The magnificent architecture of the South Carolina State House served as the backdrop for Diabetes under the Dome – an event obviously focusing on one of the state’s worst health nightmares: diabetes.
Nearly 10% of the state’s population is afflicted – a startling statistic only to be outdone by the fact that an additional 6.7% have pre-diabetes and a large number don’t even know they have the debilitating disease.
State Representative Doug Brannon stood with his daughter, Lexi, and shared their emotional journey from the lows of her diagnosis at the age of 6 to the highs of seeing her enter college and excel as a student. Lexi has taken on an advocacy role as counselor at Camp Adam Fisher, a camp for children with diabetes.
While it is a fact that South Carolina has the seventh highest rate of the disease, it isn’t confined here. It is a national emergency.

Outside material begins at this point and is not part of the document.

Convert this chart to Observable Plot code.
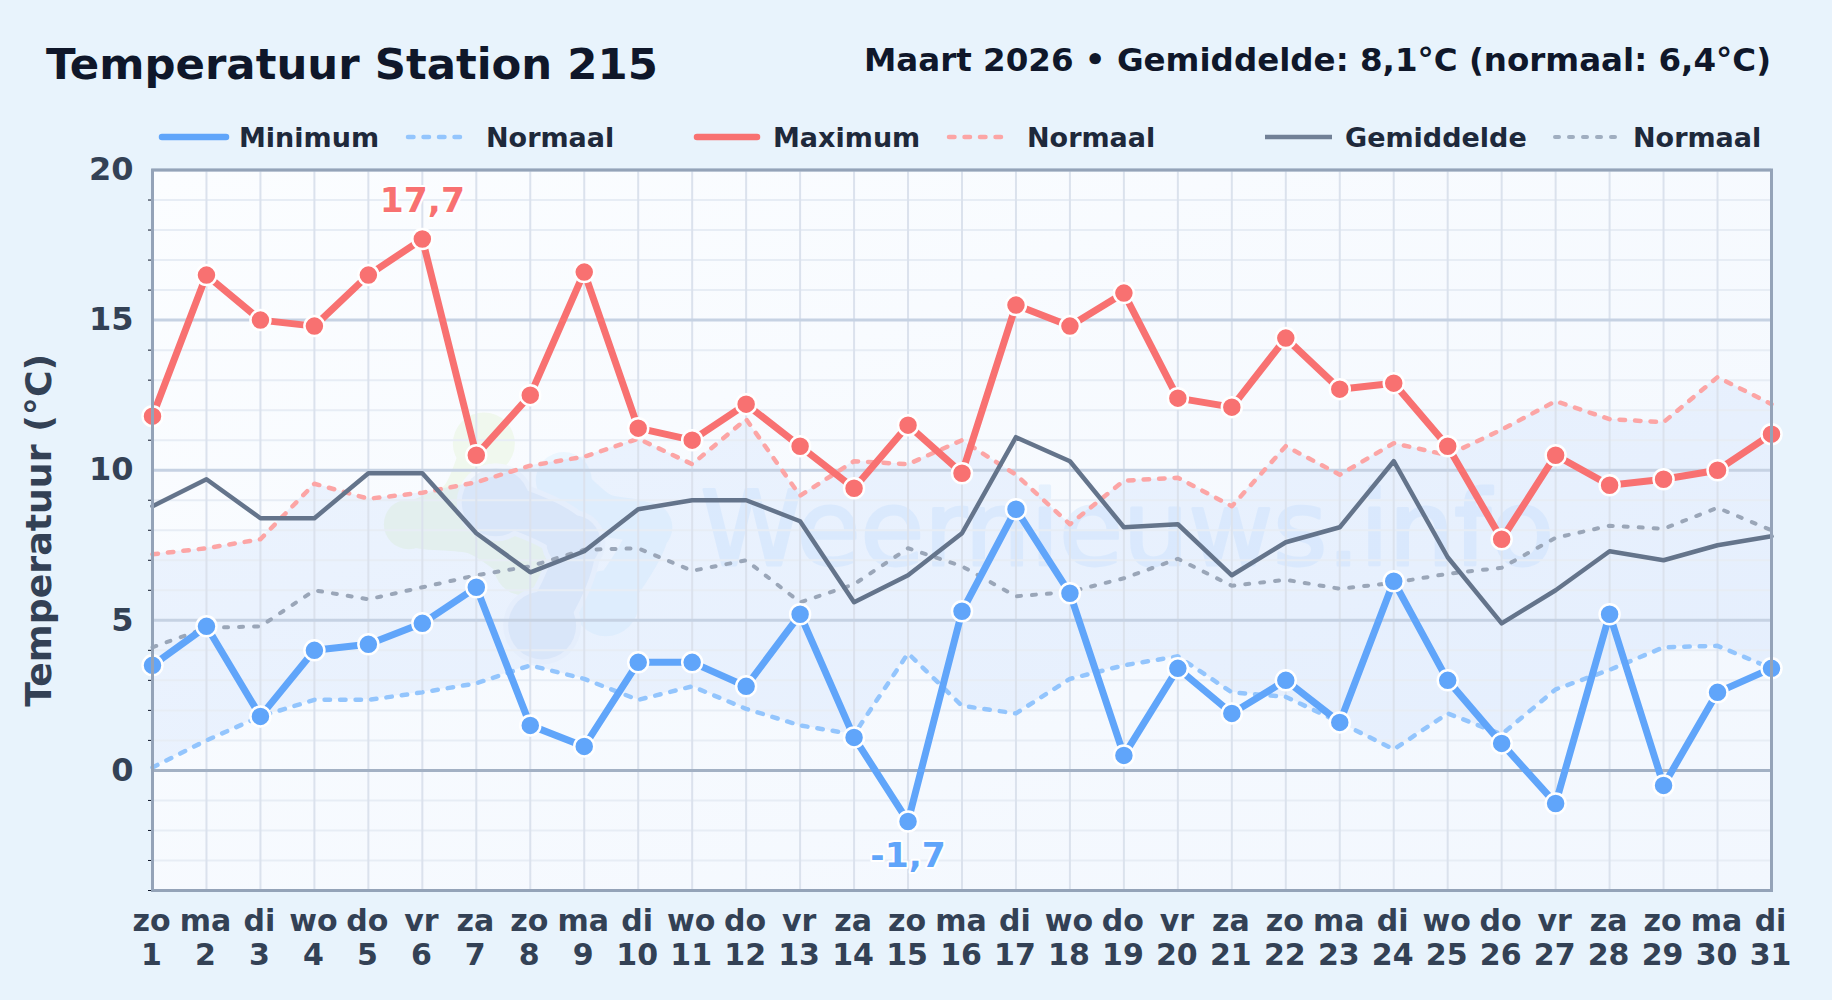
<!DOCTYPE html>
<html lang="nl">
<head>
<meta charset="utf-8">
<script src="https://cdn.jsdelivr.net/npm/d3@7"></script>
<script src="https://cdn.jsdelivr.net/npm/@observablehq/plot@0.6"></script>
<style>
html,body{margin:0;padding:0;background:#e8f3fc;width:1832px;height:1000px;overflow:hidden}
body{font-family:"DejaVu Sans",sans-serif;font-weight:700}
#head{position:relative;width:1832px;height:150px}
#head div{position:absolute;white-space:nowrap;line-height:1}
#title{left:46px;top:43px;font-size:43.4px;color:#0f172a}
#sub{right:61px;top:44px;font-size:32.5px;color:#0f172a}
.lg{font-size:27px;color:#1e293b;top:124px}
#head svg{position:absolute;overflow:visible}
#chart svg{display:block;background:transparent}
</style>
</head>
<body>
<div id="head">
  <div id="title">Temperatuur Station 215</div>
  <div id="sub">Maart 2026 • Gemiddelde: 8,1°C (normaal: 6,4°C)</div>
</div>
<div id="chart"></div>
<script>
const days = d3.range(1, 32);
const weekdays = ["zo","ma","di","wo","do","vr","za","zo","ma","di","wo","do","vr","za","zo","ma","di","wo","do","vr","za","zo","ma","di","wo","do","vr","za","zo","ma","di"];
const tMin = [3.5,4.8,1.8,4.0,4.2,4.9,6.1,1.5,0.8,3.6,3.6,2.8,5.2,1.1,-1.7,5.3,8.7,5.9,0.5,3.4,1.9,3.0,1.6,6.3,3.0,0.9,-1.1,5.2,-0.5,2.6,3.4];
const tMax = [11.8,16.5,15.0,14.8,16.5,17.7,10.5,12.5,16.6,11.4,11.0,12.2,10.8,9.4,11.5,9.9,15.5,14.8,15.9,12.4,12.1,14.4,12.7,12.9,10.8,7.7,10.5,9.5,9.7,10.0,11.2];
const tAvg = [8.8,9.7,8.4,8.4,9.9,9.9,7.9,6.6,7.3,8.7,9.0,9.0,8.3,5.6,6.5,7.9,11.1,10.3,8.1,8.2,6.5,7.6,8.1,10.3,7.1,4.9,6.0,7.3,7.0,7.5,7.8];
const normMin = [0.1,1.0,1.8,2.35,2.35,2.6,2.9,3.5,3.05,2.35,2.8,2.05,1.5,1.2,3.9,2.15,1.9,3.05,3.5,3.8,2.6,2.45,1.6,0.7,1.9,1.2,2.7,3.35,4.1,4.15,3.4];
const normMax = [7.2,7.4,7.7,9.55,9.05,9.25,9.6,10.15,10.45,11.05,10.2,11.7,9.15,10.3,10.2,11.0,9.85,8.2,9.65,9.75,8.8,10.8,9.85,10.9,10.5,11.35,12.3,11.7,11.6,13.1,12.2];
const normAvg = [4.1,4.75,4.8,6.0,5.7,6.1,6.5,6.8,7.35,7.4,6.65,7.0,5.6,6.2,7.4,6.8,5.8,5.95,6.4,7.05,6.15,6.35,6.05,6.25,6.55,6.75,7.75,8.15,8.05,8.75,8.0];
const yMajor = [0,5,10,15,20];
const yMinor = d3.range(-4,21).filter(v => v % 5 !== 0);

const legendItems = [
  {label:"Minimum",  color:"#60a5fa", w:6.5, dash:null,    cap:"round", x1:162,  x2:226,  tx:239},
  {label:"Normaal",  color:"#93c5fd", w:4.5, dash:"5.5 10",cap:"round", x1:408,  x2:462,  tx:486},
  {label:"Maximum",  color:"#f87171", w:6.5, dash:null,    cap:"round", x1:697,  x2:757,  tx:773},
  {label:"Normaal",  color:"#fca5a5", w:4.5, dash:"5.5 10",cap:"round", x1:949,  x2:1002, tx:1027},
  {label:"Gemiddelde",color:"#718096",w:4.5, dash:null,    cap:"butt",  x1:1265, x2:1332, tx:1345},
  {label:"Normaal",  color:"#a0aec0", w:4,   dash:"4 10",  cap:"round", x1:1555, x2:1617, tx:1633}
];
const head = document.getElementById("head");
for (const it of legendItems) {
  const t = document.createElement("div");
  t.className = "lg"; t.style.left = it.tx + "px"; t.textContent = it.label;
  head.appendChild(t);
  const s = d3.create("svg").attr("width",it.x2-it.x1).attr("height",10)
    .style("left",it.x1+"px").style("top","132px");
  s.append("line").attr("x1",0).attr("x2",it.x2-it.x1).attr("y1",5).attr("y2",5)
    .attr("stroke",it.color).attr("stroke-width",it.w).attr("stroke-linecap",it.cap)
    .attr("stroke-dasharray",it.dash);
  head.appendChild(s.node());
}

const T = (y) => days.map((d,i) => ({d, v:y[i]}));
const band = days.map((d,i) => ({d, lo:normMin[i], hi:normMax[i]}));

// faint logo behind the chart, in day / degree units
const logoGreen = [[7.14,10.89],[6.71,9.0],[5.9,8.2],[7.02,7.9],[7.88,6.83]];
const logoGreenHeads = [[7.14,10.89,31],[5.75,8.2,25],[7.88,6.83,30]];
const logoBlue  = [[7.36,8.93],[8.8,7.6],[8.22,4.83]];
const logoBlueHeads = [[7.36,8.93,34],[8.8,7.6,27],[8.22,4.83,34]];
const logoSky   = [[8.62,9.67],[9.3,8.57],[10.17,8.1],[9.4,5.57]];
const logoSkyHeads = [[8.62,9.67,28],[10.17,8.1,25],[9.4,5.57,33]];
const logoLine = (pts,color,w) => Plot.line(pts,{x:"0",y:"1",curve:"catmull-rom",stroke:color,strokeWidth:w,strokeLinecap:"round",strokeLinejoin:"round"});
const logoHeads = (pts,color,extra=0) => Plot.dot(pts,{x:"0",y:"1",r:p=>p[2]+extra,fill:color,stroke:null});

const gradient = () => {
  const s = d3.create("svg:defs");
  const g = s.append("linearGradient").attr("id","plotbg").attr("x1",0).attr("y1",0).attr("x2",1).attr("y2",1);
  g.append("stop").attr("offset",0).attr("stop-color","#fbfdff");
  g.append("stop").attr("offset",1).attr("stop-color","#f2f7fe");
  return s.node();
};
const series = (y,color,w,dash,cap) => Plot.line(T(y),{x:"d",y:"v",stroke:color,strokeWidth:w,strokeDasharray:dash,strokeLinecap:cap,strokeLinejoin:"round"});

const chart = Plot.plot({
  width:1832, height:850,
  marginTop:19.5, marginBottom:110, marginLeft:152, marginRight:61,
  style:{background:"transparent",fontFamily:"'DejaVu Sans',sans-serif",overflow:"visible"},
  x:{domain:[1,31],axis:null},
  y:{domain:[-4,20],axis:null},
  r:{type:"identity"},
  marks:[
    gradient,
    Plot.frame({fill:"url(#plotbg)",stroke:null}),
    logoLine(logoGreen,"#f0f8ee",44), logoHeads(logoGreenHeads,"#f0f8ee"),
    logoLine(logoSky,"#ebf6fe",42), logoHeads(logoSkyHeads,"#ebf6fe"),
    logoLine(logoBlue,"#f3f7fd",52), logoHeads(logoBlueHeads,"#f3f7fd",5),
    logoLine(logoBlue,"#e6eefa",42), logoHeads(logoBlueHeads,"#e6eefa"),
    Plot.areaY(band,{x:"d",y1:"lo",y2:"hi",fill:"#3b82f6",fillOpacity:0.07}),
    Plot.text(["Weernieuws.info"],{frameAnchor:"top-left",dx:548,dy:395,lineAnchor:"bottom",textAnchor:"start",fontSize:103.5,fontWeight:400,fill:"#93c5fd",stroke:"#93c5fd",strokeWidth:3,opacity:0.16}),
    Plot.gridY({ticks:yMinor,stroke:"#e7edf5",strokeWidth:2,strokeOpacity:1}),
    Plot.gridX({ticks:days,stroke:"#dbe2ed",strokeWidth:2,strokeOpacity:1}),
    Plot.gridY({ticks:yMajor.filter(v=>v),stroke:"#c6d2e3",strokeWidth:3,strokeOpacity:1}),
    Plot.ruleY([0],{stroke:"#a3b1c4",strokeWidth:3}),
    Plot.axisY({ticks:yMinor,tickSize:4,text:null,stroke:"#0f172a",label:null}),
    Plot.axisY({ticks:yMajor,tickSize:0,tickPadding:19,fontSize:32,fontWeight:700,fill:"#334155",label:null}),
    Plot.axisX({ticks:days,tickSize:0,tickPadding:16,tickFormat:d=>`${weekdays[d-1]}\n${d}`,fontSize:30,fontWeight:700,fill:"#334155",lineHeight:1.15,label:null,dx:-1}),
    Plot.text(["Temperatuur (°C)"],{frameAnchor:"left",dx:-113,rotate:-90,textAnchor:"middle",fontSize:36.3,fontWeight:700,fill:"#334155"}),
    series(normMin,"#93c5fd",4.5,"5.5 10","round"),
    series(normMax,"#fca5a5",4.5,"5.5 10","round"),
    series(normAvg,"#9aa6b8",4,"4 11","round"),
    series(tAvg,"#64748b",4.5),
    series(tMin,"#60a5fa",7),
    series(tMax,"#f87171",7),
    Plot.dot(T(tMin),{x:"d",y:"v",r:10,fill:"#60a5fa",stroke:"white",strokeWidth:2.5}),
    Plot.dot(T(tMax),{x:"d",y:"v",r:10,fill:"#f87171",stroke:"white",strokeWidth:2.5}),
    Plot.text([{d:6,v:17.7,s:"17,7"}],{x:"d",y:"v",text:"s",dy:-38,fontSize:34.5,fontWeight:700,fill:"#f87171",stroke:"white",strokeWidth:4,paintOrder:"stroke"}),
    Plot.text([{d:15,v:-1.7,s:"-1,7"}],{x:"d",y:"v",text:"s",dy:35,fontSize:34.5,fontWeight:700,fill:"#60a5fa",stroke:"white",strokeWidth:4,paintOrder:"stroke"}),
    Plot.frame({stroke:"#94a3b8",strokeWidth:3})
  ]
});
document.getElementById("chart").appendChild(chart);
</script>
</body>
</html>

The potential health implications are staggering: from chronic kidney failure, to blindness, amputations, and increased risk of death from heart disease and stroke.
Economically, much like Alzheimer’s Disease, uncontrolled diabetes will contribute to bankrupting economies. According to the American Diabetes Association, the cost of diagnosed diabetes in the United States was $245 billion in 2012, a 41% increase in 5 years. The factors behind such a number are for the larger part direct medical costs (e.g., hospitalizations, emergency room visits, office visits and medications) and reduced productivity.
And then there is the economic and life-changing impact yet to be realized by the estimated seven million undiagnosed Americans. As Dr. Marion Burton, Medical Director of the SC Department of Health and Human Services pointed out, “the longer a person goes undiagnosed, the shorter their life will be.”
Dr. Salvatore Alesci, PhRMA Vice President of Scientific and Regulatory Affairs, welcomed the state’s commitment to fight the disease. He highlighted the progress made in the management and treatment of diabetes due in large part to the discovery and development of innovative medicine, including eight new classes of therapies for diabetes type 2 approved by the Food and Drug Administration (FDA) in recent years. Dr. Alesci emphasized that such progress would have not been possible without the patients who volunteered to participate in clinical trials. He pointed out that there are 200 active clinical trials in the United States, 140 of which are recruiting patients, including 40 in South Carolina.
Dr. Alesci also noted that clinical trials provide an opportunity for patients to play a more active role in fighting their disease. This is particularly important for certain populations, including African Americans and Hispanics, that have a higher prevalence of diabetes but are currently underrepresented in clinical trials. Earlier this month, PhRMA joined the National Minority Quality Forum to unveil I’m In, a national campaign to raise awareness about the importance of clinical research and encourage greater participation by diverse patient populations to help researchers develop potential new life-saving medicines.
PhRMA just last month released Medicines in Development for Diabetes, a report highlighting the 180 medicines in the development pipeline to treat the disease and related conditions. I hope you’ll take a look at the report and share with someone.
March 20th is a day set aside by South Carolina officials. But sadly, that day has come and gone and those with the disease will continue the fight. Five thousand American adults are diagnosed daily with diabetes. Seventy-nine million American adults have pre-diabetes.
The statistics are overwhelming. However the problem will not disappear by simply ignoring or avoiding the signs. To echo Representative Brannon, if you don’t know about diabetes, find out about it. If you see physical changes in you or your children, check it out.
But don’t avoid it.
Share your experiences for any or all of these questions: 1) What are you doing to fight the odds of getting it? 2) If you have been diagnosed, what are you doing to combine adherence to your medications and physical fitness to fight complications? 3) What are you doing to help others learn about the disease?